Tag: Exhibitions Series

  • Ballet Next @ MMAC

    Copy of 12c

    Wednesday March 28, 2012 – For the second in their Exhibitions Series at Manhattan Movement and Arts Center, Ballet Next presented a delightful programme of new and classic works performed by world-class dancers to live music. Above: Ballet Next’s founding artists Michele Wiles and Charles Askegard, photo by Kokyat. Click on the image to enlarge.

    Cellist Elad Kabilio and the Ballet Next music ensemble struck up the celebratory processional from the final act of Tchaikovsky’s SLEEPING BEAUTY as the house lights dimmed. Ana Sophia Scheller and Joaquin de Luz then appeared as Aurora and her Prince to dance the celebrated wedding pas de deux. These two remarkable dancers gave an elegant interpretation of this duet. Ana Sophia is a beautiful and aristocratic young Princess, dancing with her signature polished technique and vastly pleasing mastery of classic style. Joaquin looks like the perfect teenaged Prince; his dancing vivid, his feet in 5th position right out of a textbook. It was so purely enjoyable to watch these beloved dancers at close range and bask in their musicality and artistry. Bravi! Bravissimi!!

    New choreography is a key element of Ballet Next‘s mission and tonight we were shown a new pas de deux choreographed by Charles Askegard. Charles mentioned that this was not his first choreographic endeavor, and he also spoke of the challenges of dancing your own choreography. Using excerpts from Stravinsky’s enchanting Baiser de la Fee, the opening duet passage has a frisky playfulness but also moments of romance. Michele Wiles and Charles each have a solo with jazzy inflections woven in, and the coda has a twist of irony. Excellent choice of music (very well-played) and – of course – great dancing.

    We had previously seen the duet ENTWINED that Margo Sappington created as a calling card for Ballet Next. Now the choreographer is enlarging on this work, adding a solo for Michele Wiles and a marvelous pas de trois. Ms. Sappington spoke of her desire to fashion one more movement for this piece – a duet for two women. Pianist Ben Laude invested the Satie works with moody, dusky colours. In the opening pas de trois, Charles Askegard employs his renowned partnering skills as he manipulates the heavenly bodies of Ana Sophia Scheller and Georgina Pazcoguin with silken assurance. The new solo for Michele Wiles explores her more vulnerable, dreamy side.
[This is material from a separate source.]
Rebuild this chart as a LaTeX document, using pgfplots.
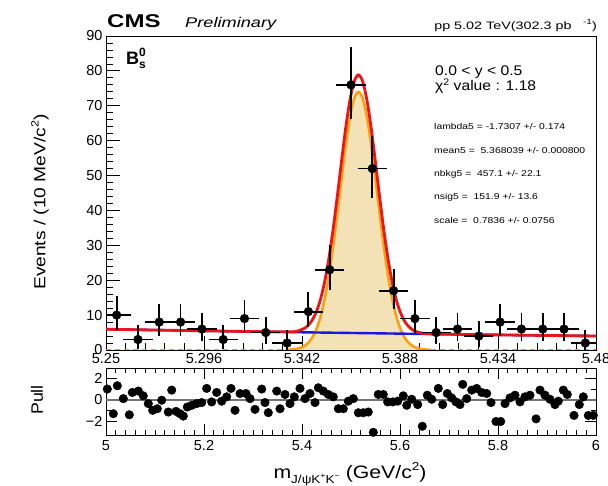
\documentclass[border=0pt]{standalone}
\usepackage{fontspec}
\setmainfont{Liberation Sans}
\usepackage{graphicx}
\usepackage{pgfplots}
\pgfplotsset{compat=1.18}
\definecolor{rootred}{RGB}{235,20,25}
\definecolor{rootorange}{RGB}{250,160,15}
\definecolor{rootfill}{RGB}{242,226,182}
\definecolor{rootblue}{RGB}{25,25,220}
\newcommand{\fs}[1]{\fontsize{#1}{#1}\selectfont}
\begin{document}
\begin{tikzpicture}
% ---------------- main panel ----------------
\begin{axis}[
  at={(106pt,136pt)}, anchor=south west, scale only axis,
  width=490pt, height=314pt,
  xmin=5.25, xmax=5.48, ymin=0, ymax=90,
  xtick={5.25,5.296,5.342,5.388,5.434,5.48},
  xticklabels={5.25,5.296,5.342,5.388,5.434,5.48},
  ytick={0,10,...,90},
  minor x tick num=4, minor y tick num=4,
  xtick pos=bottom, ytick pos=left,
  tick align=inside,
  major tick length=14pt, minor tick length=7pt,
  axis line style={line width=0.9pt, black},
  every tick/.style={line width=0.8pt, black},
  tick label style={font=\fs{14.5}},
  /pgf/number format/assume math mode=true,
]
\addplot[draw=none, fill=rootfill] coordinates {
(5.3345,0) (5.3385,0.22) (5.3405,0.47) (5.3425,0.94) (5.3445,1.80) (5.3465,3.25)
(5.3485,5.59) (5.3505,9.13) (5.3525,14.2) (5.3545,20.9) (5.3565,29.2) (5.3585,38.8)
(5.3605,48.9) (5.3625,58.7) (5.3645,66.7) (5.3665,72.1) (5.3685,74.0) (5.3705,72.1)
(5.3725,66.7) (5.3745,58.7) (5.3765,48.9) (5.3785,38.8) (5.3805,29.2) (5.3825,20.9)
(5.3845,14.2) (5.3865,9.13) (5.3885,5.59) (5.3905,3.25) (5.3925,1.80) (5.3945,0.94)
(5.3965,0.47) (5.3985,0.22) (5.4025,0)
} \closedcycle;
\addplot[rootorange, line width=2.6pt, dash pattern=on 5pt off 4pt] coordinates {(5.25,0) (5.3345,0)};
\addplot[rootorange, line width=2.6pt, dash pattern=on 5pt off 4pt] coordinates {(5.4025,0) (5.48,0)};
\addplot[rootorange, line width=2.6pt, smooth] coordinates {
(5.3345,0.04) (5.3385,0.22) (5.3405,0.47) (5.3425,0.94) (5.3445,1.80) (5.3465,3.25)
(5.3485,5.59) (5.3505,9.13) (5.3525,14.2) (5.3545,20.9) (5.3565,29.2) (5.3585,38.8)
(5.3605,48.9) (5.3625,58.7) (5.3645,66.7) (5.3665,72.1) (5.3685,74.0) (5.3705,72.1)
(5.3725,66.7) (5.3745,58.7) (5.3765,48.9) (5.3785,38.8) (5.3805,29.2) (5.3825,20.9)
(5.3845,14.2) (5.3865,9.13) (5.3885,5.59) (5.3905,3.25) (5.3925,1.80) (5.3945,0.94)
(5.3965,0.47) (5.3985,0.22) (5.4025,0.04)
};
\addplot[rootblue, line width=2.4pt] coordinates {
(5.25,5.95) (5.28,5.65) (5.31,5.36) (5.34,5.09) (5.37,4.84) (5.40,4.59) (5.43,4.36) (5.48,4.00)
};
\addplot[rootred, line width=2.8pt, smooth] coordinates {
(5.25,5.95) (5.28,5.65) (5.31,5.36) (5.3365,5.22) (5.3405,5.56) (5.3425,6.01)
(5.3445,6.85) (5.3465,8.29) (5.3485,10.61) (5.3505,14.13) (5.3525,19.19) (5.3545,25.87)
(5.3565,34.15) (5.3585,43.74) (5.3605,53.82) (5.3625,63.60) (5.3645,71.59) (5.3665,76.97)
(5.3685,78.85) (5.3705,76.94) (5.3725,71.52) (5.3745,63.50) (5.3765,53.69) (5.3785,43.57)
(5.3805,33.95) (5.3825,25.64) (5.3845,18.92) (5.3865,13.83) (5.3885,10.28) (5.3905,7.92)
(5.3925,6.45) (5.3945,5.58) (5.3965,5.09) (5.3985,4.82) (5.4025,4.61) (5.42,4.43)
(5.45,4.21) (5.48,4.00)
};
\addplot[only marks, mark=*, mark size=4.4pt, black,
  error bars/.cd, x dir=both, x fixed=0.005, y dir=both, y explicit,
  error bar style={line width=1.8pt, black},
  error mark options={line width=1.8pt, mark size=4pt, black}]
  table[x=x, y=y, y error plus=ep, y error minus=em] {
x y ep em
5.255 10 4.27 3.11
5.265 3 2.92 1.63
5.275 8 3.98 2.77
5.285 8 3.98 2.77
5.295 6 3.58 2.38
5.305 3 2.92 1.63
5.315 9 4.15 2.94
5.325 5 3.38 2.16
5.335 2 2.64 1.29
5.345 11 4.41 3.26
5.355 23 5.87 4.77
5.365 76 9.76 8.70
5.375 52 8.26 7.20
5.385 17 5.21 4.09
5.395 9 4.15 2.94
5.405 5 3.38 2.16
5.415 6 3.58 2.38
5.425 4 3.16 1.91
5.435 8 3.98 2.77
5.445 6 3.58 2.38
5.455 6 3.58 2.38
5.465 6 3.58 2.38
5.475 2 2.64 1.29
};
\end{axis}
% ---------------- pull panel ----------------
\begin{axis}[
  at={(106pt,51pt)}, anchor=south west, scale only axis,
  width=490pt, height=67pt,
  xmin=5, xmax=6, ymin=-3.3, ymax=3.0,
  xtick={5,5.2,5.4,5.6,5.8,6},
  xticklabels={5,5.2,5.4,5.6,5.8,6},
  ytick={-2,0,2}, yticklabels={−2,0,2},
  minor x tick num=9, minor y tick num=1,
  tick align=inside,
  major tick length=11pt, minor tick length=5pt,
  axis line style={line width=0.9pt, black},
  every tick/.style={line width=0.8pt, black},
  tick label style={font=\fs{14.5}},
  xticklabel style={yshift=-2pt},
  /pgf/number format/assume math mode=true,
]
\addplot[black!55, line width=1.6pt] coordinates {(5,0) (6,0)};
\addplot[only marks, mark=*, mark size=4.3pt, black] table {
5.0027 1.02
5.0149 -1.30
5.0231 1.33
5.0353 0.12
5.0476 -1.40
5.0537 0.70
5.0659 0.83
5.0761 0.38
5.0863 -0.35
5.0953 -0.98
5.1047 -0.83
5.1137 -0.03
5.1271 -1.14
5.1341 0.92
5.1429 -1.08
5.1510 -1.30
5.1578 -1.52
5.1659 -0.67
5.1749 -0.51
5.1851 -0.35
5.1953 -0.25
5.2055 1.08
5.2157 -0.19
5.2259 0.70
5.2361 -0.12
5.2463 0.29
5.2551 1.08
5.2633 -0.98
5.2735 0.60
5.2857 0.60
5.2939 0.12
5.3041 -0.89
5.3178 1.02
5.3245 -0.25
5.3312 -1.20
5.3484 0.83
5.3551 -0.83
5.3653 0.51
5.3755 -0.35
5.3843 0.29
5.3959 1.08
5.4061 0.12
5.4163 0.60
5.4265 -0.25
5.4333 1.14
5.4435 0.83
5.4537 0.51
5.4639 0.29
5.4741 -0.83
5.4843 -0.83
5.4945 -0.12
5.5047 0.12
5.5149 -1.21
5.5251 -1.21
5.5353 -1.14
5.5455 -3.05
5.5557 0.51
5.5659 0.51
5.5749 -0.19
5.5851 -0.19
5.5953 -0.12
5.6067 0.38
5.6137 -0.51
5.6239 0.06
5.6361 -0.44
5.6455 -2.48
5.6557 0.44
5.6647 0.06
5.6782 1.08
5.6871 -0.44
5.6965 0.60
5.7055 0.19
5.7143 -0.19
5.7224 -0.44
5.7280 1.46
5.7361 0.12
5.7463 0.92
5.7565 1.08
5.7667 0.70
5.7769 0.60
5.7857 -0.25
5.7959 -2.03
5.8055 -2.03
5.8143 -0.35
5.8245 0.19
5.8347 0.44
5.8449 -0.19
5.8551 0.29
5.8653 0.44
5.8776 -1.78
5.8857 0.92
5.8959 0.44
5.9061 0.06
5.9163 -0.44
5.9231 -0.12
5.9333 0.92
5.9414 0.51
5.9551 -1.46
5.9659 -0.44
5.9741 0.29
5.9843 -1.46
5.9945 -1.46
};
\end{axis}
% ---------------- texts ----------------
\node[anchor=base west, inner sep=0] at (107pt,458pt) {\scalebox{1.3}[1]{\fs{18.5}\bfseries CMS}};
\node[anchor=base west, inner sep=0] at (185pt,458.5pt) {\scalebox{1.3}[1]{\fs{14}\itshape Preliminary}};
\node[anchor=base east, inner sep=0] at (597pt,456.5pt) {\scalebox{1.33}[1]{\fs{10.8}pp 5.02 TeV(302.3 pb\hspace{0.8em}\raisebox{0.9ex}{\fs{7.5}-1})}};
\node[anchor=base west, inner sep=0] at (126pt,421pt) {\fs{18}\bfseries B\raisebox{-0.35ex}{\makebox[0pt][l]{\fs{12}\bfseries s}}\raisebox{0.9ex}{\fs{12}\bfseries 0}};
\node[anchor=base west, inner sep=0] at (435pt,410pt) {\scalebox{1.12}[1]{\fs{14}0.0 < y < 0.5}};
\node[anchor=base west, inner sep=0] at (435pt,395pt) {\scalebox{1.12}[1]{\fs{14}χ\raisebox{0.8ex}{\fs{9.5}2} value : 1.18}};
\node[anchor=base west, inner sep=0] at (434pt,356pt) {\scalebox{1.22}[1]{\fs{8.5}lambda5 = -1.7307 +/- 0.174}};
\node[anchor=base west, inner sep=0] at (434pt,332.5pt) {\scalebox{1.22}[1]{\fs{8.5}mean5 = \ 5.368039 +/- 0.000800}};
\node[anchor=base west, inner sep=0] at (434pt,309pt) {\scalebox{1.22}[1]{\fs{8.5}nbkg5 = \ 457.1 +/- 22.1}};
\node[anchor=base west, inner sep=0] at (434pt,286pt) {\scalebox{1.22}[1]{\fs{8.5}nsig5 = \ 151.9 +/- 13.6}};
\node[anchor=base west, inner sep=0] at (434pt,262pt) {\scalebox{1.22}[1]{\fs{8.5}scale = \ 0.7836 +/- 0.0756}};
\node[rotate=90, inner sep=0] at (40pt,284pt) {\scalebox{1.2}[1]{\fs{16}Events / (10 MeV/c\raisebox{0.8ex}{\fs{10.5}2})}};
\node[rotate=90, inner sep=0] at (37pt,86pt) {\scalebox{1.08}[1]{\fs{16.5}Pull}};
\node[anchor=base, inner sep=0] at (350pt,7pt) {\scalebox{1.18}[1]{\fs{18}m\raisebox{-0.45ex}{\fs{11.5}J/ψK\raisebox{0.75ex}{\fs{7.5}+}K\raisebox{0.75ex}{\fs{7.5}−}} (GeV/c\raisebox{0.85ex}{\fs{11.5}2})}};
\pgfresetboundingbox
\path[use as bounding box] (0pt,0pt) rectangle (608pt,486pt);
\end{tikzpicture}
\end{document}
And then there’s the sensuous duet danced by Georgina Pazcoguin and Charles Askegard which gives us the feeling of eavesdropping on something very tender and very private. 

    The evening ended with the music ensemble, now harpsichord- rather than piano-based, playing Vivaldi’s rollicking La Follia as two majestic ballerinas, Michele Wiles and Drew Jacoby, danced in unison and ‘spoke’ to one another in a complex gestural dialect. In this Mauro Bigonzetti dancework, solo passages for each of the two women show off their unique feminine powers before they reunite in a fast-paced finale, settling at last into the same enigmatic pose that opened the piece. Brilliant dancing from Mlles. Wiles and Jacoby, and spirited playing from the musicians left the audience exhilarated.

    The next Ballet Next Exhibition will be April 25th at Manhattan Movement and Arts Center. And it has just been announced that the Company will be at The Joyce for a week in October.